→ **PROVIDED MATERIAL**:
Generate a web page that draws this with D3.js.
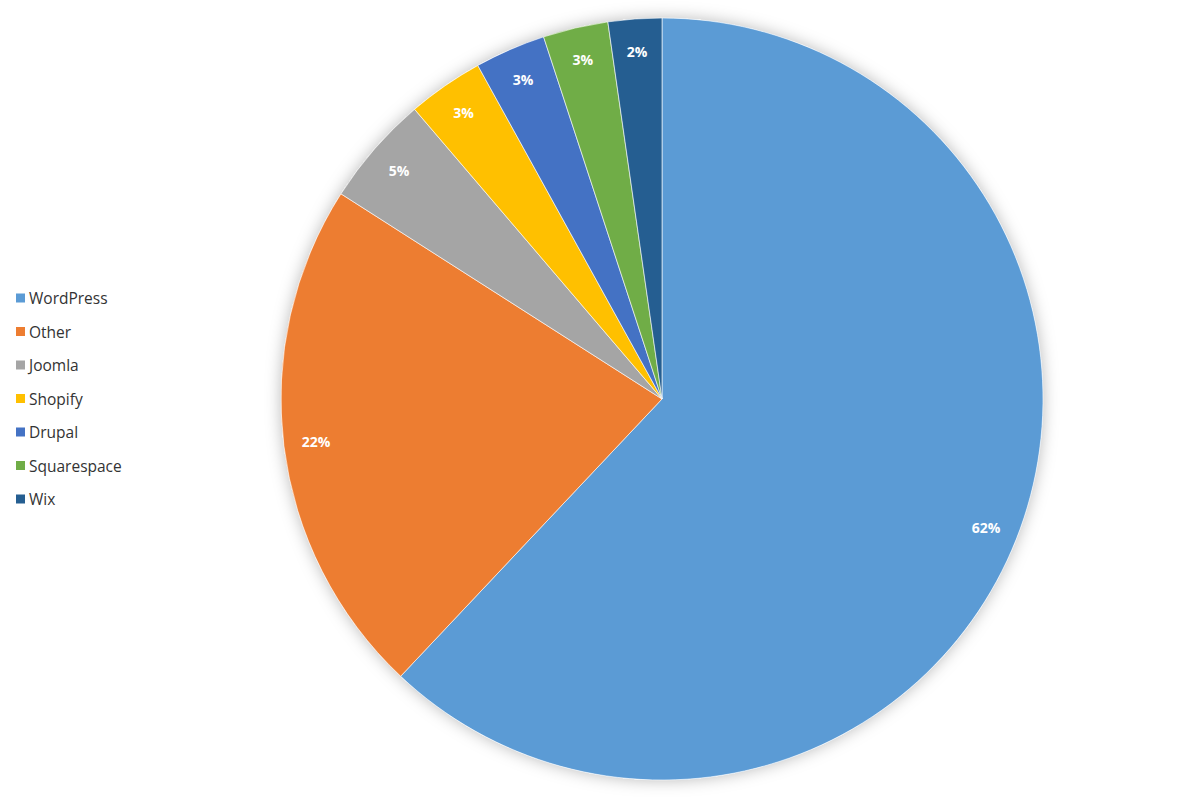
<!DOCTYPE html>
<html>
<head>
<meta charset="utf-8">
<script src="https://cdn.jsdelivr.net/npm/d3@7"></script>
<style>
  html, body { margin: 0; padding: 0; background: #fff; }
  svg { display: block; }
</style>
</head>
<body>
<svg id="chart" width="1200" height="798"></svg>
<script>
const categories = ["WordPress", "Other", "Joomla", "Shopify", "Drupal", "Squarespace", "Wix"];
const shares = [62.03, 22.02, 4.7, 3.22, 3.0, 2.76, 2.27];
const colors = ["#5B9BD5", "#ED7D31", "#A5A5A5", "#FFC000", "#4472C4", "#70AD47", "#255E91"];

const data = categories.map((c, i) => ({ name: c, value: shares[i], color: colors[i] }));

const svg = d3.select("#chart");
const cx = 662, cy = 399, R = 381;

const defs = svg.append("defs");
const f = defs.append("filter").attr("id", "shadow")
  .attr("x", "-10%").attr("y", "-10%").attr("width", "120%").attr("height", "120%");
f.append("feDropShadow").attr("dx", 0).attr("dy", 0)
  .attr("stdDeviation", 8).attr("flood-color", "#000").attr("flood-opacity", 0.28);

const pie = d3.pie().value(d => d.value).sort(null);
const arcs = pie(data);
const arc = d3.arc().innerRadius(0).outerRadius(R);
const labelArc = d3.arc().innerRadius(R * 0.915).outerRadius(R * 0.915);

const g = svg.append("g").attr("transform", `translate(${cx},${cy})`);
g.append("circle").attr("r", R).attr("fill", "#fff").attr("filter", "url(#shadow)");
g.selectAll("path.slice").data(arcs).join("path")
  .attr("class", "slice")
  .attr("d", arc)
  .attr("fill", d => d.data.color)
  .attr("stroke", "#fff")
  .attr("stroke-width", 0.6);

g.selectAll("text.lbl").data(arcs).join("text")
  .attr("class", "lbl")
  .attr("transform", d => `translate(${labelArc.centroid(d)})`)
  .attr("text-anchor", "middle")
  .attr("dominant-baseline", "central")
  .attr("font-family", "'Open Sans', 'Noto Sans', sans-serif")
  .attr("font-weight", "bold")
  .attr("font-size", 14)
  .attr("fill", "#fff")
  .text(d => Math.round(d.data.value) + "%");

const legendY = d3.scalePoint().domain(categories).range([298, 499]);
const lg = svg.append("g");
const items = lg.selectAll("g.item").data(data).join("g")
  .attr("class", "item")
  .attr("transform", d => `translate(16,${legendY(d.name)})`);
items.append("rect").attr("x", 0).attr("y", -4.5).attr("width", 9).attr("height", 9)
  .attr("fill", d => d.color);
items.append("text").attr("x", 13).attr("y", 0)
  .attr("dominant-baseline", "central")
  .attr("font-family", "'Open Sans', 'Noto Sans', sans-serif")
  .attr("font-size", 15.5)
  .attr("fill", "#333")
  .text(d => d.name);
</script>
</body>
</html>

→ **SHORT EXERCISE**: Copy all the lines of data exactly as they appear, dropping any images.

→ **WRITTEN ANSWER**:
Generate a web page that draws this with D3.js.
<!DOCTYPE html>
<html>
<head>
<meta charset="utf-8">
<script src="https://cdn.jsdelivr.net/npm/d3@7"></script>
<style>
  html, body { margin: 0; padding: 0; background: #fff; }
  svg { display: block; }
</style>
</head>
<body>
<svg id="chart" width="1200" height="798"></svg>
<script>
const categories = ["WordPress", "Other", "Joomla", "Shopify", "Drupal", "Squarespace", "Wix"];
const shares = [62.03, 22.02, 4.7, 3.22, 3.0, 2.76, 2.27];
const colors = ["#5B9BD5", "#ED7D31", "#A5A5A5", "#FFC000", "#4472C4", "#70AD47", "#255E91"];

const data = categories.map((c, i) => ({ name: c, value: shares[i], color: colors[i] }));

const svg = d3.select("#chart");
const cx = 662, cy = 399, R = 381;

const defs = svg.append("defs");
const f = defs.append("filter").attr("id", "shadow")
  .attr("x", "-10%").attr("y", "-10%").attr("width", "120%").attr("height", "120%");
f.append("feDropShadow").attr("dx", 0).attr("dy", 0)
  .attr("stdDeviation", 8).attr("flood-color", "#000").attr("flood-opacity", 0.28);

const pie = d3.pie().value(d => d.value).sort(null);
const arcs = pie(data);
const arc = d3.arc().innerRadius(0).outerRadius(R);
const labelArc = d3.arc().innerRadius(R * 0.915).outerRadius(R * 0.915);

const g = svg.append("g").attr("transform", `translate(${cx},${cy})`);
g.append("circle").attr("r", R).attr("fill", "#fff").attr("filter", "url(#shadow)");
g.selectAll("path.slice").data(arcs).join("path")
  .attr("class", "slice")
  .attr("d", arc)
  .attr("fill", d => d.data.color)
  .attr("stroke", "#fff")
  .attr("stroke-width", 0.6);

g.selectAll("text.lbl").data(arcs).join("text")
  .attr("class", "lbl")
  .attr("transform", d => `translate(${labelArc.centroid(d)})`)
  .attr("text-anchor", "middle")
  .attr("dominant-baseline", "central")
  .attr("font-family", "'Open Sans', 'Noto Sans', sans-serif")
  .attr("font-weight", "bold")
  .attr("font-size", 14)
  .attr("fill", "#fff")
  .text(d => Math.round(d.data.value) + "%");

const legendY = d3.scalePoint().domain(categories).range([298, 499]);
const lg = svg.append("g");
const items = lg.selectAll("g.item").data(data).join("g")
  .attr("class", "item")
  .attr("transform", d => `translate(16,${legendY(d.name)})`);
items.append("rect").attr("x", 0).attr("y", -4.5).attr("width", 9).attr("height", 9)
  .attr("fill", d => d.color);
items.append("text").attr("x", 13).attr("y", 0)
  .attr("dominant-baseline", "central")
  .attr("font-family", "'Open Sans', 'Noto Sans', sans-serif")
  .attr("font-size", 15.5)
  .attr("fill", "#333")
  .text(d => d.name);
</script>
</body>
</html>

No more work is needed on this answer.